- **Dataset excerpt**:
----------

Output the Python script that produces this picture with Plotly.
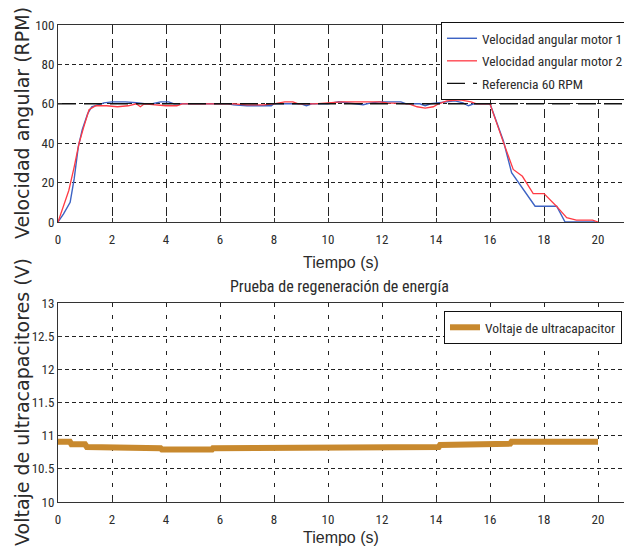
import plotly.graph_objects as go

# Angular speed of both motors (RPM) over time (s)
t_motor1 = [0, 0.2, 0.45, 0.6, 0.75, 0.9, 1.1, 1.25, 1.5, 1.7, 2.0, 2.5, 2.9, 3.2, 3.5, 3.8, 4.1, 4.3,
            5.0, 6.3, 6.5, 7.0, 7.5, 7.9, 8.0, 8.5, 9.0, 9.2, 9.4, 10.0, 10.4, 11.0, 11.3, 11.6, 11.9,
            12.7, 12.9, 13.4, 13.6, 13.8, 14.3, 14.7, 15.0, 15.2, 15.4, 16.0, 16.5, 16.8, 17.67, 18.47,
            18.78, 19.9]
v_motor1 = [0, 4, 10, 22, 38, 47, 55, 58.5, 59.5, 60.5, 61, 61, 60.5, 60, 60, 61, 61, 60,
            60, 60, 59.5, 59, 59, 59, 60, 60, 60, 59, 60, 60, 61, 60, 59.5, 60.5, 61,
            61, 60, 60, 59, 60, 61, 61.5, 60.5, 59, 60, 60, 41, 25, 8, 8,
            0, 0]

t_motor2 = [0, 0.2, 0.4, 0.6, 0.78, 0.95, 1.15, 1.4, 1.8, 2.2, 2.6, 2.9, 3.05, 3.2, 4.0, 4.4, 4.6,
            5.6, 6.5, 7.0, 7.6, 8.0, 8.4, 8.7, 8.9, 9.5, 10.3, 10.5, 11.9, 12.2, 13.0, 13.3, 13.6,
            13.9, 14.1, 14.4, 14.9, 15.3, 15.5, 16.0, 16.5, 16.86, 17.2, 17.6, 18.0, 18.47, 18.84,
            19.2, 19.8, 20.0]
v_motor2 = [0, 8, 16, 28, 40, 48, 57, 59, 59, 58.5, 59, 60, 58.5, 60, 59, 59, 60,
            60, 60, 59.5, 59.5, 60, 61, 61, 60, 60, 60.5, 61, 61, 60.5, 60, 58.5, 57.8,
            58.5, 60, 61.5, 62, 61, 60, 60, 40.3, 26.7, 23.2, 14.4, 14.4, 7.9, 2.2,
            1, 1, 0]

t_reference = [0, 21]
v_reference = [60, 60]

# Ultracapacitor bank voltage (V) during the regeneration test
t_voltage = [0, 0.44, 0.5, 1.0, 1.07, 2.45, 2.5, 3.8, 3.85, 4.35, 4.4, 5.3, 5.37, 5.7, 5.74, 6.3,
             6.37, 8.85, 8.9, 12.7, 12.75, 14.1, 14.15, 15.8, 15.85, 16.75, 16.8, 20.0]
v_voltage = [10.91, 10.91, 10.87, 10.87, 10.83, 10.83, 10.81, 10.81, 10.79, 10.79, 10.77, 10.77,
             10.79, 10.79, 10.81, 10.81, 10.83, 10.83, 10.81, 10.81, 10.83, 10.83, 10.86, 10.86,
             10.88, 10.88, 10.91, 10.91]

x_ticks = list(range(0, 21, 2))
speed_ticks = [0, 20, 40, 60, 80, 100]
volt_ticks = [10, 10.5, 11, 11.5, 12, 12.5, 13]

W, H = 624, 548
NARROW = "Roboto Condensed, Liberation Sans Narrow, Liberation Sans, Arial"
SANS = "Liberation Sans, Arial, sans-serif"
WIDE = "DejaVu Sans, Verdana, sans-serif"
TXT = "#2b2b2b"


def px(x):
    return x / W


def py(y):
    return 1 - y / H


fig = go.Figure()

fig.add_trace(go.Scatter(x=t_motor1, y=v_motor1, mode="lines", name="Velocidad angular motor 1",
                         line=dict(color="#3d63c4", width=1.4), xaxis="x", yaxis="y",
                         legend="legend", legendgroup="m1"))
fig.add_trace(go.Scatter(x=t_motor2, y=v_motor2, mode="lines", name="Velocidad angular motor 2",
                         line=dict(color="#ff3a44", width=1.3), xaxis="x", yaxis="y",
                         legend="legend", legendgroup="m2"))
fig.add_trace(go.Scatter(x=t_reference, y=v_reference, mode="lines", name="Referencia 60 RPM",
                         line=dict(color="#111111", width=1.4, dash="18px,8px"),
                         xaxis="x", yaxis="y", legend="legend", legendgroup="ref"))
fig.add_trace(go.Scatter(x=t_voltage, y=v_voltage, mode="lines", name="Voltaje de ultracapacitor",
                         line=dict(color="#c8892e", width=6), xaxis="x2", yaxis="y2", legend="legend2"))

x_range = [0, (W - 58) / 27]
x_dom = [px(58), 1.0]

common_x = dict(range=x_range, domain=x_dom, tickvals=x_ticks, ticks="inside", ticklen=4,
                tickcolor="#333", showline=True, linecolor="#333", linewidth=1, mirror=True,
                showgrid=True, gridcolor="#222", gridwidth=1, zeroline=False,
                tickfont=dict(family=NARROW, size=13, color=TXT), ticklabelstandoff=5)
common_y = dict(ticks="inside", ticklen=4, tickcolor="#333", showline=True, linecolor="#333",
                linewidth=1, mirror=False, showgrid=True, gridcolor="#222", gridwidth=1,
                griddash="4px,3px", zeroline=False,
                tickfont=dict(family=NARROW, size=13, color=TXT))

fig.update_layout(
    width=W, height=H,
    margin=dict(l=0, r=0, t=0, b=0, autoexpand=False),
    paper_bgcolor="white", plot_bgcolor="white",
    xaxis=dict(common_x, anchor="y", griddash="9px,5px"),
    yaxis=dict(common_y, range=[0, 100], domain=[py(222), py(25)], tickvals=speed_ticks, anchor="x"),
    xaxis2=dict(common_x, anchor="y2", griddash="4px,8px"),
    yaxis2=dict(common_y, range=[10, 13], domain=[py(502), py(303)], tickvals=volt_ticks, anchor="x2"),
    legend=dict(x=px(441), y=py(22), xanchor="left", yanchor="top", bgcolor="white",
                bordercolor="#111", borderwidth=1, font=dict(family=NARROW, size=13.5, color=TXT),
                itemwidth=30, tracegroupgap=2, traceorder="grouped"),
    legend2=dict(x=px(444), y=py(311), xanchor="left", yanchor="top", bgcolor="white",
                 bordercolor="#111", borderwidth=1, font=dict(family=NARROW, size=13.5, color=TXT),
                 itemwidth=30),
    showlegend=True,
)

annotations = [
    dict(text="Velocidad angular (RPM)", x=px(22), y=py(123), textangle=-90,
         font=dict(family=WIDE, size=19, color=TXT)),
    dict(text="Voltaje de ultracapacitores (V)", x=px(22), y=py(402), textangle=-90,
         font=dict(family=WIDE, size=19, color=TXT)),
    dict(text="Tiempo (s)", x=px(341), y=py(262), font=dict(family=SANS, size=16, color=TXT)),
    dict(text="Tiempo (s)", x=px(341), y=py(537), font=dict(family=SANS, size=16, color=TXT)),
    dict(text="Prueba de regeneración de energía", x=px(340), y=py(286),
         font=dict(family=NARROW, size=16, color=TXT)),
]
for a in annotations:
    a.update(xref="paper", yref="paper", showarrow=False, xanchor="center", yanchor="middle")
fig.update_layout(annotations=annotations)

fig.write_html("out.html")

----------

- **Objective**:
Take the data above and repeat it exactly, leaving each picture out.

- **Correct result**:
Output the Python script that produces this picture with Plotly.
import plotly.graph_objects as go

# Angular speed of both motors (RPM) over time (s)
t_motor1 = [0, 0.2, 0.45, 0.6, 0.75, 0.9, 1.1, 1.25, 1.5, 1.7, 2.0, 2.5, 2.9, 3.2, 3.5, 3.8, 4.1, 4.3,
            5.0, 6.3, 6.5, 7.0, 7.5, 7.9, 8.0, 8.5, 9.0, 9.2, 9.4, 10.0, 10.4, 11.0, 11.3, 11.6, 11.9,
            12.7, 12.9, 13.4, 13.6, 13.8, 14.3, 14.7, 15.0, 15.2, 15.4, 16.0, 16.5, 16.8, 17.67, 18.47,
            18.78, 19.9]
v_motor1 = [0, 4, 10, 22, 38, 47, 55, 58.5, 59.5, 60.5, 61, 61, 60.5, 60, 60, 61, 61, 60,
            60, 60, 59.5, 59, 59, 59, 60, 60, 60, 59, 60, 60, 61, 60, 59.5, 60.5, 61,
            61, 60, 60, 59, 60, 61, 61.5, 60.5, 59, 60, 60, 41, 25, 8, 8,
            0, 0]

t_motor2 = [0, 0.2, 0.4, 0.6, 0.78, 0.95, 1.15, 1.4, 1.8, 2.2, 2.6, 2.9, 3.05, 3.2, 4.0, 4.4, 4.6,
            5.6, 6.5, 7.0, 7.6, 8.0, 8.4, 8.7, 8.9, 9.5, 10.3, 10.5, 11.9, 12.2, 13.0, 13.3, 13.6,
            13.9, 14.1, 14.4, 14.9, 15.3, 15.5, 16.0, 16.5, 16.86, 17.2, 17.6, 18.0, 18.47, 18.84,
            19.2, 19.8, 20.0]
v_motor2 = [0, 8, 16, 28, 40, 48, 57, 59, 59, 58.5, 59, 60, 58.5, 60, 59, 59, 60,
            60, 60, 59.5, 59.5, 60, 61, 61, 60, 60, 60.5, 61, 61, 60.5, 60, 58.5, 57.8,
            58.5, 60, 61.5, 62, 61, 60, 60, 40.3, 26.7, 23.2, 14.4, 14.4, 7.9, 2.2,
            1, 1, 0]

t_reference = [0, 21]
v_reference = [60, 60]

# Ultracapacitor bank voltage (V) during the regeneration test
t_voltage = [0, 0.44, 0.5, 1.0, 1.07, 2.45, 2.5, 3.8, 3.85, 4.35, 4.4, 5.3, 5.37, 5.7, 5.74, 6.3,
             6.37, 8.85, 8.9, 12.7, 12.75, 14.1, 14.15, 15.8, 15.85, 16.75, 16.8, 20.0]
v_voltage = [10.91, 10.91, 10.87, 10.87, 10.83, 10.83, 10.81, 10.81, 10.79, 10.79, 10.77, 10.77,
             10.79, 10.79, 10.81, 10.81, 10.83, 10.83, 10.81, 10.81, 10.83, 10.83, 10.86, 10.86,
             10.88, 10.88, 10.91, 10.91]

x_ticks = list(range(0, 21, 2))
speed_ticks = [0, 20, 40, 60, 80, 100]
volt_ticks = [10, 10.5, 11, 11.5, 12, 12.5, 13]

W, H = 624, 548
NARROW = "Roboto Condensed, Liberation Sans Narrow, Liberation Sans, Arial"
SANS = "Liberation Sans, Arial, sans-serif"
WIDE = "DejaVu Sans, Verdana, sans-serif"
TXT = "#2b2b2b"


def px(x):
    return x / W


def py(y):
    return 1 - y / H


fig = go.Figure()

fig.add_trace(go.Scatter(x=t_motor1, y=v_motor1, mode="lines", name="Velocidad angular motor 1",
                         line=dict(color="#3d63c4", width=1.4), xaxis="x", yaxis="y",
                         legend="legend", legendgroup="m1"))
fig.add_trace(go.Scatter(x=t_motor2, y=v_motor2, mode="lines", name="Velocidad angular motor 2",
                         line=dict(color="#ff3a44", width=1.3), xaxis="x", yaxis="y",
                         legend="legend", legendgroup="m2"))
fig.add_trace(go.Scatter(x=t_reference, y=v_reference, mode="lines", name="Referencia 60 RPM",
                         line=dict(color="#111111", width=1.4, dash="18px,8px"),
                         xaxis="x", yaxis="y", legend="legend", legendgroup="ref"))
fig.add_trace(go.Scatter(x=t_voltage, y=v_voltage, mode="lines", name="Voltaje de ultracapacitor",
                         line=dict(color="#c8892e", width=6), xaxis="x2", yaxis="y2", legend="legend2"))

x_range = [0, (W - 58) / 27]
x_dom = [px(58), 1.0]

common_x = dict(range=x_range, domain=x_dom, tickvals=x_ticks, ticks="inside", ticklen=4,
                tickcolor="#333", showline=True, linecolor="#333", linewidth=1, mirror=True,
                showgrid=True, gridcolor="#222", gridwidth=1, zeroline=False,
                tickfont=dict(family=NARROW, size=13, color=TXT), ticklabelstandoff=5)
common_y = dict(ticks="inside", ticklen=4, tickcolor="#333", showline=True, linecolor="#333",
                linewidth=1, mirror=False, showgrid=True, gridcolor="#222", gridwidth=1,
                griddash="4px,3px", zeroline=False,
                tickfont=dict(family=NARROW, size=13, color=TXT))

fig.update_layout(
    width=W, height=H,
    margin=dict(l=0, r=0, t=0, b=0, autoexpand=False),
    paper_bgcolor="white", plot_bgcolor="white",
    xaxis=dict(common_x, anchor="y", griddash="9px,5px"),
    yaxis=dict(common_y, range=[0, 100], domain=[py(222), py(25)], tickvals=speed_ticks, anchor="x"),
    xaxis2=dict(common_x, anchor="y2", griddash="4px,8px"),
    yaxis2=dict(common_y, range=[10, 13], domain=[py(502), py(303)], tickvals=volt_ticks, anchor="x2"),
    legend=dict(x=px(441), y=py(22), xanchor="left", yanchor="top", bgcolor="white",
                bordercolor="#111", borderwidth=1, font=dict(family=NARROW, size=13.5, color=TXT),
                itemwidth=30, tracegroupgap=2, traceorder="grouped"),
    legend2=dict(x=px(444), y=py(311), xanchor="left", yanchor="top", bgcolor="white",
                 bordercolor="#111", borderwidth=1, font=dict(family=NARROW, size=13.5, color=TXT),
                 itemwidth=30),
    showlegend=True,
)

annotations = [
    dict(text="Velocidad angular (RPM)", x=px(22), y=py(123), textangle=-90,
         font=dict(family=WIDE, size=19, color=TXT)),
    dict(text="Voltaje de ultracapacitores (V)", x=px(22), y=py(402), textangle=-90,
         font=dict(family=WIDE, size=19, color=TXT)),
    dict(text="Tiempo (s)", x=px(341), y=py(262), font=dict(family=SANS, size=16, color=TXT)),
    dict(text="Tiempo (s)", x=px(341), y=py(537), font=dict(family=SANS, size=16, color=TXT)),
    dict(text="Prueba de regeneración de energía", x=px(340), y=py(286),
         font=dict(family=NARROW, size=16, color=TXT)),
]
for a in annotations:
    a.update(xref="paper", yref="paper", showarrow=False, xanchor="center", yanchor="middle")
fig.update_layout(annotations=annotations)

fig.write_html("out.html")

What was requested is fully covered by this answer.